India’s Jobs Engine: Broadening, Formalising, Rebalancing
India’s labour market is quietly reshaping. The working-age cohort is 983 million, comprising 630 million employed individuals and 340 million already in non-agricultural roles. LFPR has climbed to a 7-year high at 45.1%, and female LFPR has jumped from 18.6% (FY19) to 31.7% (FY25), a structural positive for growth and household incomes.

What’s changing
- Net new supply moderates: Annual labour additions are likely to slow from ~7-8 million to 5-6 million over the next decade; however, a significant portion of the 290 million agricultural workforce can still transition into higher-productivity sectors.
- Corporate absorption is healthy: 59% of listed companies increased headcount in FY25; the top 20 now account for ~50% of listed-company employment, with 16 firms employing 100k+ each.
- The services mix is evolving: Financial services now employ 32% more people than IT; GCC employment in financial services surged by ~80% in six years to 2.1 million (FY25), surpassing the listed IT sector at ~1.8 million.
- Wage dynamics: FY25 pay hikes (~7.4%) were the slowest in a decade (excluding FY21), signalling tighter cost discipline and a focus on productivity.

Why it matters (for investors & employers)
- Productivity kicker ahead: The movement of labour from farms to factories and services can offset slower net supply, sustaining GDP and earnings growth.
- Talent gravity: Financials and GCCs are emerging hiring hubs; HR strategies must rebalance beyond legacy IT pools.
- Concentration risk & opportunity: Hiring concentrated in large caps strengthens execution moats and widens the quality gap within SMID stocks.
- Margin set-up: Softer wage inflation supports operating leverage in FY26, especially for services, BFSI adjacencies, and domestic cyclicals scaling headcount.
- Inclusion dividend: Rising female LFPR is a multi-year booster for consumption, savings, and formal credit penetration.
Actionable takeaways
- Tilt towards businesses benefiting from farm-to-non-farm shifts (manufacturing, construction materials, logistics, retail, financials).

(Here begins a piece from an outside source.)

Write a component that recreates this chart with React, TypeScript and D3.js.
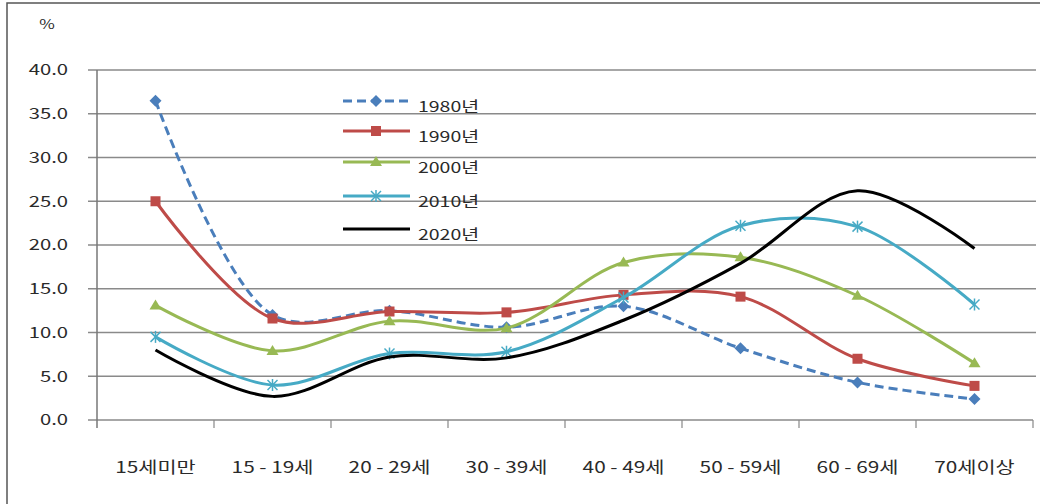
import * as React from 'react';
import * as d3 from 'd3';

const categories = ['15세미만', '15 - 19세', '20 - 29세', '30 - 39세', '40 - 49세', '50 - 59세', '60 - 69세', '70세이상'];
const yTicks = [0, 5, 10, 15, 20, 25, 30, 35, 40];

const v1980 = [36.5, 12.0, 12.5, 10.6, 13.0, 8.2, 4.3, 2.4];
const v1990 = [25.0, 11.6, 12.4, 12.3, 14.3, 14.1, 7.0, 3.9];
const v2000 = [13.1, 7.9, 11.3, 10.5, 18.0, 18.6, 14.2, 6.5];
const v2010 = [9.5, 4.0, 7.6, 7.8, 14.0, 22.2, 22.1, 13.2];
const v2020 = [8.0, 2.7, 7.2, 7.1, 11.4, 17.9, 26.2, 19.6];

const seriesNames = ['1980년', '1990년', '2000년', '2010년', '2020년'];

interface Series { name: string; values: number[]; color: string; dash?: string; marker: string; }

const series: Series[] = [
  {name: seriesNames[0], values: v1980, color: '#4a7ebb', dash: '9,5', marker: 'diamond'},
  {name: seriesNames[1], values: v1990, color: '#be4b48', marker: 'square'},
  {name: seriesNames[2], values: v2000, color: '#98b954', marker: 'triangle'},
  {name: seriesNames[3], values: v2010, color: '#46aac5', marker: 'x'},
  {name: seriesNames[4], values: v2020, color: '#000000', marker: 'none'},
];

const W = 1040;
const H = 504;
const left = 97;
const right = 1033;
const top = 70;
const bottom = 420;
const font = '"Noto Sans CJK KR", "Noto Sans", sans-serif';
const textFill = '#2a2a2a';

const x = d3.scaleBand<string>().domain(categories).range([left, right]);
const y = d3.scaleLinear().domain([0, 40]).range([bottom, top]);

// the source picture is stretched sideways, so text is widened to match
const Label = ({tx, ty, size, sx, anchor, children}: {tx: number, ty: number, size: number, sx: number, anchor?: string, children: React.ReactNode}) => (
  <text transform={`translate(${tx},${ty}) scale(${sx},1)`} dy="0.35em" textAnchor={anchor || 'start'}
    fontFamily={font} fontSize={size} fill={textFill}>{children}</text>
);

const Marker = ({kind, cx, cy, color}: {kind: string, cx: number, cy: number, color: string}) => {
  if (kind === 'diamond') {
    const s = 6;
    return <path d={`M${cx},${cy - s}L${cx + s},${cy}L${cx},${cy + s}L${cx - s},${cy}Z`} fill={color} />;
  }
  if (kind === 'square') {
    return <rect x={cx - 5} y={cy - 5} width={10} height={10} fill={color} />;
  }
  if (kind === 'triangle') {
    return <path d={`M${cx},${cy - 6}L${cx + 6},${cy + 4}L${cx - 6},${cy + 4}Z`} fill={color} />;
  }
  if (kind === 'x') {
    return (
      <g stroke={color} strokeWidth={1.5}>
        <line x1={cx - 5} y1={cy - 5} x2={cx + 5} y2={cy + 5} />
        <line x1={cx - 5} y1={cy + 5} x2={cx + 5} y2={cy - 5} />
        <line x1={cx} y1={cy - 6} x2={cx} y2={cy + 6} />
      </g>
    );
  }
  return null;
};

export default function App() {
  const line = d3.line<number>()
    .x((_, i) => (x(categories[i]) as number) + x.bandwidth() / 2)
    .y(d => y(d))
    .curve(d3.curveCatmullRom.alpha(0.5));

  const legendX = 343;
  const legendRows = [101, 131, 162, 196, 229];

  return (
    <svg width={W} height={H} style={{position: 'absolute', left: 0, top: 0, background: '#fff'}}>
      <rect x={7} y={3} width={W} height={H} fill="none" stroke="#555" strokeWidth={1.5} />

      {/* grid + y ticks */}
      {yTicks.map(t => (
        <g key={t}>
          <line x1={88} x2={t === 0 ? right : 1036} y1={y(t)} y2={y(t)} stroke="#8a8a8a" strokeWidth={1.5} />
          <Label tx={68} ty={y(t)} size={15} sx={1.35} anchor="end">{t.toFixed(1)}</Label>
        </g>
      ))}
      <Label tx={47} ty={24} size={13} sx={1.3} anchor="middle">%</Label>

      {/* axes */}
      <line x1={left} x2={left} y1={top} y2={bottom + 8} stroke="#777" strokeWidth={1.5} />
      {categories.map(c => (
        <line key={c} x1={(x(c) as number) + x.bandwidth()} x2={(x(c) as number) + x.bandwidth()}
          y1={bottom} y2={bottom + 8} stroke="#888" strokeWidth={1.2} />
      ))}
      {categories.map(c => (
        <Label key={c} tx={(x(c) as number) + x.bandwidth() / 2} ty={467} size={16} sx={1.3} anchor="middle">{c}</Label>
      ))}

      {/* series */}
      {series.map(s => (
        <g key={s.name}>
          <path d={line(s.values) as string} fill="none" stroke={s.color} strokeWidth={3}
            strokeDasharray={s.dash} strokeLinejoin="round" />
          {s.values.map((v, i) => (
            <Marker key={i} kind={s.marker} cx={(x(categories[i]) as number) + x.bandwidth() / 2} cy={y(v)} color={s.color} />
          ))}
        </g>
      ))}

      {/* legend */}
      {series.map((s, i) => (
        <g key={s.name}>
          <line x1={legendX} x2={legendX + 67} y1={legendRows[i]} y2={legendRows[i]} stroke={s.color}
            strokeWidth={3} strokeDasharray={s.dash} />
          <Marker kind={s.marker} cx={legendX + 33} cy={legendRows[i]} color={s.color} />
          <Label tx={418} ty={legendRows[i] + 6} size={15} sx={1.3}>{s.name}</Label>
        </g>
      ))}
    </svg>
  );
}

- Track firms with strong hiring/productivity metrics (revenue per employee, training spend, automation) rather than raw headcount growth.
- Watch GCC-heavy office demand, payroll/HR tech, and urban consumption clusters, digital platform plays like wealth, consumption etc as second-order plays.
- Revisit wage-sensitive margin models for FY26; there is a scope for positive surprises where utilisation and mix improve.